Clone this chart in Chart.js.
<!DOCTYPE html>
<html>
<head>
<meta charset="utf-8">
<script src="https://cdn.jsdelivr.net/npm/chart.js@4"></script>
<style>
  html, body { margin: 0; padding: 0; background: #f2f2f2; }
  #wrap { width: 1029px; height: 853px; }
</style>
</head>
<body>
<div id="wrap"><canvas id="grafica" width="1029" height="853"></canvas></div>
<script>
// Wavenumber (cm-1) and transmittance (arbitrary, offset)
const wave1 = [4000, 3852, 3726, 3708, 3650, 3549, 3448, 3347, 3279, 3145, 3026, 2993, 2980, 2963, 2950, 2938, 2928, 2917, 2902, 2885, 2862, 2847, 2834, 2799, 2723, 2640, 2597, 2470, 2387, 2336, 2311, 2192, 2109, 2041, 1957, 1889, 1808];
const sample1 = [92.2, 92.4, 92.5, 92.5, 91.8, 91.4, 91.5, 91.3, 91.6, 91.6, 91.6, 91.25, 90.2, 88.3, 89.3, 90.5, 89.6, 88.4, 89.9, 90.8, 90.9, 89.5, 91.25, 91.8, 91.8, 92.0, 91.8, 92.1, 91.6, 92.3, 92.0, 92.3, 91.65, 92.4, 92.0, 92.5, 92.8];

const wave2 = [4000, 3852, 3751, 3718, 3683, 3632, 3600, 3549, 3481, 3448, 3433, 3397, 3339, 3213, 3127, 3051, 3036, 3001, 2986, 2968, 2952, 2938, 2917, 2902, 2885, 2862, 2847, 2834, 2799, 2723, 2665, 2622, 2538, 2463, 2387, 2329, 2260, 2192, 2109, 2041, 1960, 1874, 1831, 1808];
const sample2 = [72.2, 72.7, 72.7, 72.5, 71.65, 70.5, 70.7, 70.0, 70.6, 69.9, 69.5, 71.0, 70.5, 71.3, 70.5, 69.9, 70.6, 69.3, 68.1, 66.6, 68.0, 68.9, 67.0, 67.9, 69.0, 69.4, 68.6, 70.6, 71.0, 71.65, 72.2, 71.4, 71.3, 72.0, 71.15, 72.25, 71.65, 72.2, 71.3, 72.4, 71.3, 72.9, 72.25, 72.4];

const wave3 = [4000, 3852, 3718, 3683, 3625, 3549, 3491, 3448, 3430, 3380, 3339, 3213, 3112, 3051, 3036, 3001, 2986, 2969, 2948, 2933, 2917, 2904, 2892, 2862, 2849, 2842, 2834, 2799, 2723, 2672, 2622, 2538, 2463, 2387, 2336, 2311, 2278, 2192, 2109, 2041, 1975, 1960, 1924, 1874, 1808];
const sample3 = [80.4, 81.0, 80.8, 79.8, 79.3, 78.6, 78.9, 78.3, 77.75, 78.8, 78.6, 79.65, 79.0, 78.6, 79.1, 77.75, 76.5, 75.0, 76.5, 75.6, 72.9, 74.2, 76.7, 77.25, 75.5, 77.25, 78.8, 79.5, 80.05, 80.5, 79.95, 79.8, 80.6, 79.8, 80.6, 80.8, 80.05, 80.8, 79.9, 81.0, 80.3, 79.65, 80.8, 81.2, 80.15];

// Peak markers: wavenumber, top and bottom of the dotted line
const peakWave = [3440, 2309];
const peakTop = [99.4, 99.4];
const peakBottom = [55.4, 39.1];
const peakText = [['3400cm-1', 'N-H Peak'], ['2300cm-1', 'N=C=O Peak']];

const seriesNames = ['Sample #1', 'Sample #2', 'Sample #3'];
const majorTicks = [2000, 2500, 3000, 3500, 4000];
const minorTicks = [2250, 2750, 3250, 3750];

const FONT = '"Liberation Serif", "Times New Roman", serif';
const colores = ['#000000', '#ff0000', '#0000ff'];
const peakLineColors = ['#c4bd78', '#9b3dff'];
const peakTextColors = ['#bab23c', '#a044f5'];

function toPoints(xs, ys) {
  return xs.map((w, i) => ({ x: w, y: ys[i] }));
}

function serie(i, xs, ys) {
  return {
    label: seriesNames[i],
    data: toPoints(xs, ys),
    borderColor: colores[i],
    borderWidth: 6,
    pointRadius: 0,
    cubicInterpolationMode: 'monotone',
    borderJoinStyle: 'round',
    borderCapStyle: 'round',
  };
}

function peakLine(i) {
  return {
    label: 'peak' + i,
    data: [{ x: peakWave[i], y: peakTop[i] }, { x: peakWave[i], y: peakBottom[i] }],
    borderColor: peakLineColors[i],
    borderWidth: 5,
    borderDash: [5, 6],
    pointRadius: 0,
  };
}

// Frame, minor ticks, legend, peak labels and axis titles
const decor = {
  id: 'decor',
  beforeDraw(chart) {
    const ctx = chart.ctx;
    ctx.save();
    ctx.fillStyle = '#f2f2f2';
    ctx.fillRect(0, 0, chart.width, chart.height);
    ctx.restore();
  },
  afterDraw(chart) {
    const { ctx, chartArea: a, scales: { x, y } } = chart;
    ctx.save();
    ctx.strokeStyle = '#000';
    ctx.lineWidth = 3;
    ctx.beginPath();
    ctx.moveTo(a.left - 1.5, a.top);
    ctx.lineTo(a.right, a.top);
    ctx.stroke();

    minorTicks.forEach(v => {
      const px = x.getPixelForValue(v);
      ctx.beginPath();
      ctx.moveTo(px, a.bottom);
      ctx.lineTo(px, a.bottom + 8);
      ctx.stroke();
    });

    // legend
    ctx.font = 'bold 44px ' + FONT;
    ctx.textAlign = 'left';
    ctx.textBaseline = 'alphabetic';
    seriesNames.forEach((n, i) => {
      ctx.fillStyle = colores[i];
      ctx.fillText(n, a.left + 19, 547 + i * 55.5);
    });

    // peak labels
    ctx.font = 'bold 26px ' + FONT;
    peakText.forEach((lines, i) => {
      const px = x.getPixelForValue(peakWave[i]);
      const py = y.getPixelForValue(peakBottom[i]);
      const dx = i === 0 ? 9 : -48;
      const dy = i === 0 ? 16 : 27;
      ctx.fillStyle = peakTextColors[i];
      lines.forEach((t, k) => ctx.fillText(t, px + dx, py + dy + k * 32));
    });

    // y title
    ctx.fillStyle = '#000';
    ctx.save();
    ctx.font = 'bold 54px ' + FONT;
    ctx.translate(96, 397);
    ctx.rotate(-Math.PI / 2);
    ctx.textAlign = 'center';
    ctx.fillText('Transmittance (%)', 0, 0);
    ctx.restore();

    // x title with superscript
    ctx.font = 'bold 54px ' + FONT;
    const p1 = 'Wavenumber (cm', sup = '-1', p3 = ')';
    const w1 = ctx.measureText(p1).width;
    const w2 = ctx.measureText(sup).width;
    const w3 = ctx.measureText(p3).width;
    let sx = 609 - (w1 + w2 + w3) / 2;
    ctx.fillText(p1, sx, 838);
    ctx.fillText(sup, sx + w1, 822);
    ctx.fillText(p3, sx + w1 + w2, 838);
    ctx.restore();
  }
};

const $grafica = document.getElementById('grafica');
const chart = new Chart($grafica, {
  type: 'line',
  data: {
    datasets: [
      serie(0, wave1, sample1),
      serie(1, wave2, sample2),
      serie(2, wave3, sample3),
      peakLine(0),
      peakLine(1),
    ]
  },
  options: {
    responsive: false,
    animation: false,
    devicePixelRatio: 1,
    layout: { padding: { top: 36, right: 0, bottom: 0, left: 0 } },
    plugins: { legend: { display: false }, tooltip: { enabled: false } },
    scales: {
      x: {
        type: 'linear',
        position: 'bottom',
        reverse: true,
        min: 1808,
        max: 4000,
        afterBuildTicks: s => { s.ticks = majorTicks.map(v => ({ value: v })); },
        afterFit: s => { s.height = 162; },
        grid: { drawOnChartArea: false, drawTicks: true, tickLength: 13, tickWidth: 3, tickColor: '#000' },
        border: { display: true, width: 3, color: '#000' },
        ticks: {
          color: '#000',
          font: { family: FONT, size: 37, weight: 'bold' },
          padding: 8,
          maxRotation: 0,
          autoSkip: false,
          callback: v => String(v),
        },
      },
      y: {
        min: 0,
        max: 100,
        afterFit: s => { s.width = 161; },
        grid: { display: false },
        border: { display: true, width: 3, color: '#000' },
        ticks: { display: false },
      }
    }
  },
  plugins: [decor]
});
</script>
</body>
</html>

--------

*GIVEN REQUEST:*
Repeat, exactly and only, the lines from the beginning of the material through the line that contains "80.8, 81.2, 80.15];".

*WRITTEN RESPONSE:*
Clone this chart in Chart.js.
<!DOCTYPE html>
<html>
<head>
<meta charset="utf-8">
<script src="https://cdn.jsdelivr.net/npm/chart.js@4"></script>
<style>
  html, body { margin: 0; padding: 0; background: #f2f2f2; }
  #wrap { width: 1029px; height: 853px; }
</style>
</head>
<body>
<div id="wrap"><canvas id="grafica" width="1029" height="853"></canvas></div>
<script>
// Wavenumber (cm-1) and transmittance (arbitrary, offset)
const wave1 = [4000, 3852, 3726, 3708, 3650, 3549, 3448, 3347, 3279, 3145, 3026, 2993, 2980, 2963, 2950, 2938, 2928, 2917, 2902, 2885, 2862, 2847, 2834, 2799, 2723, 2640, 2597, 2470, 2387, 2336, 2311, 2192, 2109, 2041, 1957, 1889, 1808];
const sample1 = [92.2, 92.4, 92.5, 92.5, 91.8, 91.4, 91.5, 91.3, 91.6, 91.6, 91.6, 91.25, 90.2, 88.3, 89.3, 90.5, 89.6, 88.4, 89.9, 90.8, 90.9, 89.5, 91.25, 91.8, 91.8, 92.0, 91.8, 92.1, 91.6, 92.3, 92.0, 92.3, 91.65, 92.4, 92.0, 92.5, 92.8];

const wave2 = [4000, 3852, 3751, 3718, 3683, 3632, 3600, 3549, 3481, 3448, 3433, 3397, 3339, 3213, 3127, 3051, 3036, 3001, 2986, 2968, 2952, 2938, 2917, 2902, 2885, 2862, 2847, 2834, 2799, 2723, 2665, 2622, 2538, 2463, 2387, 2329, 2260, 2192, 2109, 2041, 1960, 1874, 1831, 1808];
const sample2 = [72.2, 72.7, 72.7, 72.5, 71.65, 70.5, 70.7, 70.0, 70.6, 69.9, 69.5, 71.0, 70.5, 71.3, 70.5, 69.9, 70.6, 69.3, 68.1, 66.6, 68.0, 68.9, 67.0, 67.9, 69.0, 69.4, 68.6, 70.6, 71.0, 71.65, 72.2, 71.4, 71.3, 72.0, 71.15, 72.25, 71.65, 72.2, 71.3, 72.4, 71.3, 72.9, 72.25, 72.4];

const wave3 = [4000, 3852, 3718, 3683, 3625, 3549, 3491, 3448, 3430, 3380, 3339, 3213, 3112, 3051, 3036, 3001, 2986, 2969, 2948, 2933, 2917, 2904, 2892, 2862, 2849, 2842, 2834, 2799, 2723, 2672, 2622, 2538, 2463, 2387, 2336, 2311, 2278, 2192, 2109, 2041, 1975, 1960, 1924, 1874, 1808];
const sample3 = [80.4, 81.0, 80.8, 79.8, 79.3, 78.6, 78.9, 78.3, 77.75, 78.8, 78.6, 79.65, 79.0, 78.6, 79.1, 77.75, 76.5, 75.0, 76.5, 75.6, 72.9, 74.2, 76.7, 77.25, 75.5, 77.25, 78.8, 79.5, 80.05, 80.5, 79.95, 79.8, 80.6, 79.8, 80.6, 80.8, 80.05, 80.8, 79.9, 81.0, 80.3, 79.65, 80.8, 81.2, 80.15];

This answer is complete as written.